Pendidikan lingkungan harus menjadi bagian integral dari karakter bangsa, bukan hanya pelajaran tambahan. Setiap profesi pun punya tanggung jawab ekologisnya masing-masing. Seorang pelaut menjaga laut dari tumpahan minyak. Seorang nelayan tidak menggunakan bom atau pukat harimau. Seorang penulis menyalakan kesadaran lewat kata-kata. Dalam ruang kecil seperti itulah perubahan besar bisa dimulai.

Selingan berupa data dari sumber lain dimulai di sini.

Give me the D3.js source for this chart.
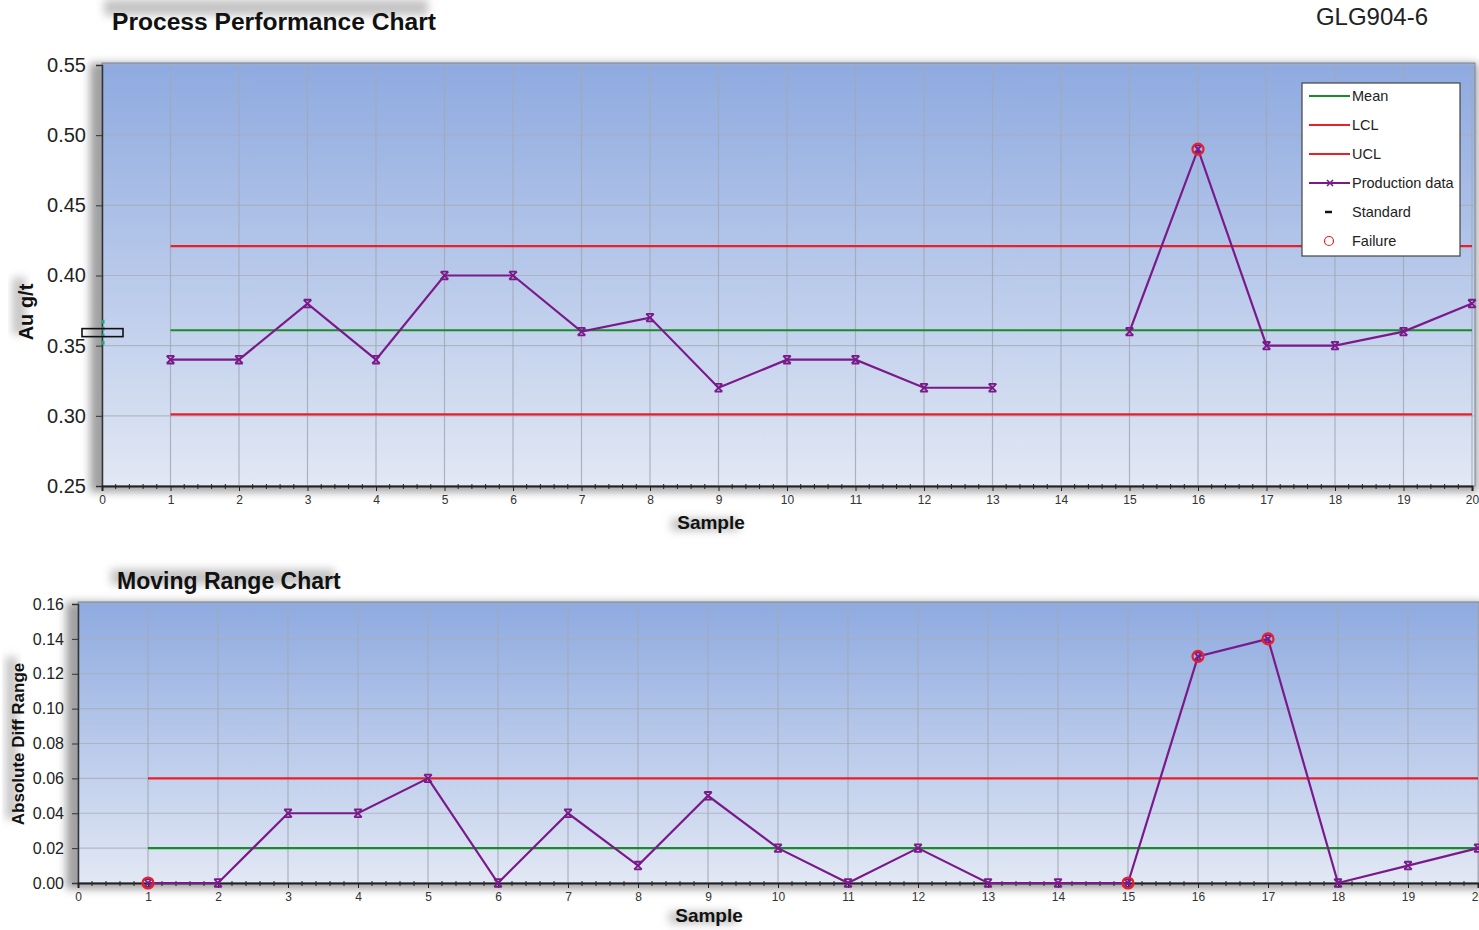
<!DOCTYPE html>
<html><head><meta charset="utf-8">
<script src="https://cdn.jsdelivr.net/npm/d3@7/dist/d3.min.js"></script>
<style>body{margin:0;background:#fff;font-family:Arial,"Liberation Sans",sans-serif}</style>
</head><body><svg id="c" width="1479" height="930"></svg>
<script>
const samples = [1,2,3,4,5,6,7,8,9,10,11,12,13,14,15,16,17,18,19,20];
const production = [0.34,0.34,0.38,0.34,0.40,0.40,0.36,0.37,0.32,0.34,0.34,0.32,0.32,null,0.36,0.49,0.35,0.35,0.36,0.38];
const prodMean = 0.361, prodLCL = 0.301, prodUCL = 0.421;
const prodFailures = [16];
const standardValue = 0.36;
const movingRange = [0,0,0.04,0.04,0.06,0,0.04,0.01,0.05,0.02,0,0.02,0,0,0,0.13,0.14,0,0.01,0.02];
const mrMean = 0.02, mrUCL = 0.06;
const mrFailures = [1,15,16,17];
const topYTicks = [0.25,0.30,0.35,0.40,0.45,0.50,0.55];
const botYTicks = [0,0.02,0.04,0.06,0.08,0.10,0.12,0.14,0.16];
const xTicks = d3.range(0,21);
const legendItems = ["Mean","LCL","UCL","Production data","Standard","Failure"];

const svg = d3.select("#c");
const defs = svg.append("defs");
const grad = defs.append("linearGradient").attr("id","bg").attr("x1",0).attr("y1",0).attr("x2",0).attr("y2",1);
grad.append("stop").attr("offset","0%").attr("stop-color","#8eaae0");
grad.append("stop").attr("offset","100%").attr("stop-color","#e2e8f4");
const blur = defs.append("filter").attr("id","blur").attr("x","-30%").attr("y","-80%").attr("width","160%").attr("height","260%");
blur.append("feGaussianBlur").attr("stdDeviation",4);
const blur2 = defs.append("filter").attr("id","blur2").attr("x","-50%").attr("y","-20%").attr("width","200%").attr("height","140%");
blur2.append("feGaussianBlur").attr("stdDeviation",4);

const PURPLE = "#7a1a8a", RED = "#e8202a", GREEN = "#1a8a2a";
const shadowLayer = svg.append("g");

function shadowText(g, x, y, txt, opts){
  const sx = opts.sx===undefined?-6:opts.sx, sy = opts.sy===undefined?-8:opts.sy;
  const t = g.append("text").attr("x",x).attr("y",y).text(txt)
   .attr("font-size",opts.size).attr("font-weight",opts.weight||"normal")
   .attr("text-anchor",opts.anchor||"start").attr("fill",opts.fill||"#111")
   .attr("transform",opts.rot?`rotate(-90,${x},${y})`:null);
  const b = t.node().getBBox();
  let rx, ry, rw, rh;
  if(opts.rot){
    // bbox in unrotated coords; rotated box
    rx = x - (y - b.y) ; // approximate
    rw = b.height*0.6; rh = b.width;
    rx = x - b.height*0.75 + sy; ry = y - (b.x + b.width - x) + sx; 
    if((opts.anchor||"start")==="middle") ry = y - b.width/2 + sx;
    else ry = y - b.width + sx;
  } else {
    rx = b.x + sx; ry = b.y + b.height*0.2 + sy; rw = b.width; rh = b.height*0.6;
  }
  shadowLayer.append("rect").attr("x",rx).attr("y",ry).attr("width",rw).attr("height",rh)
    .attr("fill","#c4c4c4").attr("filter","url(#blur)");
}

function panel(cfg){
  const g = svg.append("g");
  const x = d3.scaleLinear().domain([0,20]).range([cfg.x0,cfg.x1]);
  const y = d3.scaleLinear().domain(cfg.yDomain).range([cfg.y1,cfg.y0]);
  g.append("rect").attr("x",cfg.x0-12).attr("y",cfg.y0-2).attr("width",cfg.x1-cfg.x0+18).attr("height",cfg.y1-cfg.y0+8)
    .attr("fill","#555").attr("opacity",0.55).attr("filter","url(#blur2)");
  g.append("rect").attr("x",cfg.x0).attr("y",cfg.y0-2).attr("width",cfg.plotW).attr("height",cfg.y1-cfg.y0+2)
    .attr("fill","url(#bg)").attr("stroke","#7f8793").attr("stroke-width",1);
  g.append("g").selectAll("line").data(cfg.yTicks).join("line")
    .attr("x1",cfg.x0).attr("x2",cfg.x0+cfg.plotW).attr("y1",d=>y(d)).attr("y2",d=>y(d))
    .attr("stroke","#a8aebb").attr("stroke-width",1.2).attr("opacity",0.8);
  g.append("g").selectAll("line").data(xTicks.slice(1)).join("line")
    .attr("x1",d=>x(d)).attr("x2",d=>x(d)).attr("y1",cfg.y0).attr("y2",cfg.y1)
    .attr("stroke","#a2a9b6").attr("stroke-width",1.2).attr("opacity",0.85);
  const ya = g.append("g").attr("transform",`translate(${cfg.x0},0)`)
    .call(d3.axisLeft(y).tickValues(cfg.yTicks).tickFormat(d3.format(".2f")).tickSize(6).tickPadding(cfg.yPad));
  ya.select(".domain").attr("stroke","#333").attr("stroke-width",1.5);
  ya.selectAll(".tick line").attr("stroke","#333");
  ya.selectAll("text").attr("font-size",cfg.yFont).attr("fill","#222").attr("font-family","Arial,Liberation Sans,sans-serif");
  const xa = g.append("g").attr("transform",`translate(0,${cfg.y1})`)
    .call(d3.axisBottom(x).tickValues(xTicks).tickFormat(d3.format("d")).tickSize(5).tickPadding(4));
  xa.select(".domain").attr("stroke","#222").attr("stroke-width",2);
  xa.selectAll(".tick line").attr("stroke","#222");
  xa.selectAll("text").attr("font-size",12).attr("fill","#333").attr("font-family","Arial,Liberation Sans,sans-serif");
  const minor = d3.range(0,20.001,0.2).filter(v=>Math.abs(v-Math.round(v))>0.01);
  g.append("g").selectAll("line").data(minor).join("line")
    .attr("x1",d=>x(d)).attr("x2",d=>x(d)).attr("y1",cfg.y1-2).attr("y2",cfg.y1+3)
    .attr("stroke","#222").attr("stroke-width",1);
  return {g,x,y};
}

function hline(p, v, color){
  p.g.append("line").attr("x1",p.x(1)).attr("x2",p.x(20)).attr("y1",p.y(v)).attr("y2",p.y(v))
    .attr("stroke",color).attr("stroke-width",2.2);
}
function series(p, vals, fails){
  const data = samples.map((s,i)=>({s,v:vals[i]}));
  const line = d3.line().defined(d=>d.v!==null).x(d=>p.x(d.s)).y(d=>p.y(d.v));
  p.g.append("path").datum(data).attr("d",line).attr("fill","none").attr("stroke",PURPLE).attr("stroke-width",2.2);
  const pts = data.filter(d=>d.v!==null);
  p.g.append("g").selectAll("path").data(pts).join("path")
    .attr("d",d=>{const cx=p.x(d.s), cy=p.y(d.v), r=3.8; return `M${cx-r},${cy-r}L${cx+r},${cy+r}M${cx+r},${cy-r}L${cx-r},${cy+r}M${cx-r},${cy-r}H${cx+r}M${cx-r},${cy+r}H${cx+r}`;})
    .attr("stroke",PURPLE).attr("stroke-width",1.8).attr("fill","none");
  p.g.append("g").selectAll("circle").data(pts.filter(d=>fails.includes(d.s))).join("circle")
    .attr("cx",d=>p.x(d.s)).attr("cy",d=>p.y(d.v)).attr("r",5.5)
    .attr("fill","none").attr("stroke",RED).attr("stroke-width",2.2);
}

// ---- Top chart
const topP = panel({x0:102,x1:1472,plotW:1373,y0:65,y1:486,yDomain:[0.25,0.55],yTicks:topYTicks,yFont:20,yPad:10});
hline(topP, prodMean, GREEN);
hline(topP, prodLCL, RED);
hline(topP, prodUCL, RED);
series(topP, production, prodFailures);
topP.g.append("line").attr("x1",topP.x(0)+1).attr("x2",topP.x(0)+1).attr("y1",topP.y(standardValue)-12).attr("y2",topP.y(standardValue)+14)
  .attr("stroke","#2aa080").attr("stroke-width",3).attr("stroke-dasharray","4,3");
topP.g.append("rect").attr("x",topP.x(0)-20).attr("y",topP.y(standardValue)-3).attr("width",41).attr("height",8)
  .attr("fill","none").attr("stroke","#111").attr("stroke-width",1.6);

const lg = topP.g.append("g").attr("transform","translate(1302,83)");
lg.append("rect").attr("width",158).attr("height",173).attr("fill","#fff").attr("stroke","#444").attr("stroke-width",1.2);
legendItems.forEach((name,i)=>{
  const yy = 13 + i*29;
  const it = lg.append("g").attr("transform",`translate(0,${yy})`);
  if(i<4){
    it.append("line").attr("x1",7).attr("x2",48).attr("y1",0).attr("y2",0)
      .attr("stroke",[GREEN,RED,RED,PURPLE][i]).attr("stroke-width",2);
    if(i===3) it.append("path").attr("d","M25,-3L31,3M31,-3L25,3").attr("stroke",PURPLE).attr("stroke-width",1.5);
  } else if(i===4){
    it.append("line").attr("x1",23).attr("x2",30).attr("y1",0).attr("y2",0).attr("stroke","#111").attr("stroke-width",2.5);
  } else {
    it.append("circle").attr("cx",27).attr("cy",0).attr("r",4.5).attr("fill","none").attr("stroke",RED).attr("stroke-width",1.2);
  }
  it.append("text").attr("x",50).attr("y",5).text(name).attr("font-size",14.5).attr("fill","#222");
});

shadowText(svg, 112, 30, "Process Performance Chart", {size:24.6, weight:"bold", sx:-8, sy:-14});
svg.append("text").attr("x",1428).attr("y",25).attr("text-anchor","end").text("GLG904-6").attr("font-size",24).attr("fill","#222");
shadowText(svg, 33, 312, "Au g/t", {size:20, weight:"bold", anchor:"middle", rot:true, sx:-6, sy:-4});
shadowText(svg, 711, 529, "Sample", {size:19, weight:"bold", anchor:"middle", sx:-6, sy:2});

// ---- Bottom chart
const botP = panel({x0:78,x1:1478,plotW:1401,y0:604,y1:883,yDomain:[0,0.16],yTicks:botYTicks,yFont:16,yPad:8});
hline(botP, mrMean, GREEN);
hline(botP, mrUCL, RED);
series(botP, movingRange, mrFailures);
shadowText(svg, 117, 589, "Moving Range Chart", {size:23, weight:"bold", sx:-6, sy:-4});
shadowText(svg, 24, 744, "Absolute  Diff Range", {size:17, weight:"bold", anchor:"middle", rot:true, sx:-6, sy:-4});
shadowText(svg, 709, 922, "Sample", {size:19, weight:"bold", anchor:"middle", sx:-6, sy:2});
</script></body></html>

Menjadi Manusia yang Tidak Asing dengan Alam

Dalam setiap pelayaran saya, ada satu momen reflektif yang selalu saya rasakan. Ketika kapal berlayar di tengah laut, di bawah langit yang luas, saya sadar betapa kecilnya manusia di hadapan alam. Laut tidak pernah marah, tapi ia bisa menunjukkan kekuatannya kapan saja. Dan di situlah saya belajar rendah hati. Bahwa, manusia tidak sedang “menguasai” alam, melainkan sedang diizinkan untuk hidup di dalamnya.

Mungkin inilah yang hilang dari sebagian besar kita, kerendahan hati ekologis. Kita merasa bisa mengatur segalanya dengan teknologi, padahal bumi punya bahasa sendiri. Bila kita terus abai, ia akan berbicara dengan caranya, dalam bentuk badai, longsor, atau kekeringan.

Penutup: Mari Kembalikan Kesadaran Alam Kita

Krisis lingkungan bukan sekadar soal bumi yang sakit, melainkan juga soal manusia yang kehilangan arah. Ketika keserakahan menggantikan kebijaksanaan, ketika kenyamanan jangka pendek menyingkirkan kelestarian jangka panjang, di sanalah peradaban mulai retak. Maka, peringatan ini bukan hanya untuk mereka yang di puncak kekuasaan, melainkan yang hidup di bawah langit yang sama.

Mari mulai dari diri sendiri. Mari dengarkan kembali suara alam yang dulu meninabobokan kita di masa kecil. Ayo kembalikan kesadaran bahwa mencintai bumi bukanlah pilihan, melainkan kewajiban moral setiap insan.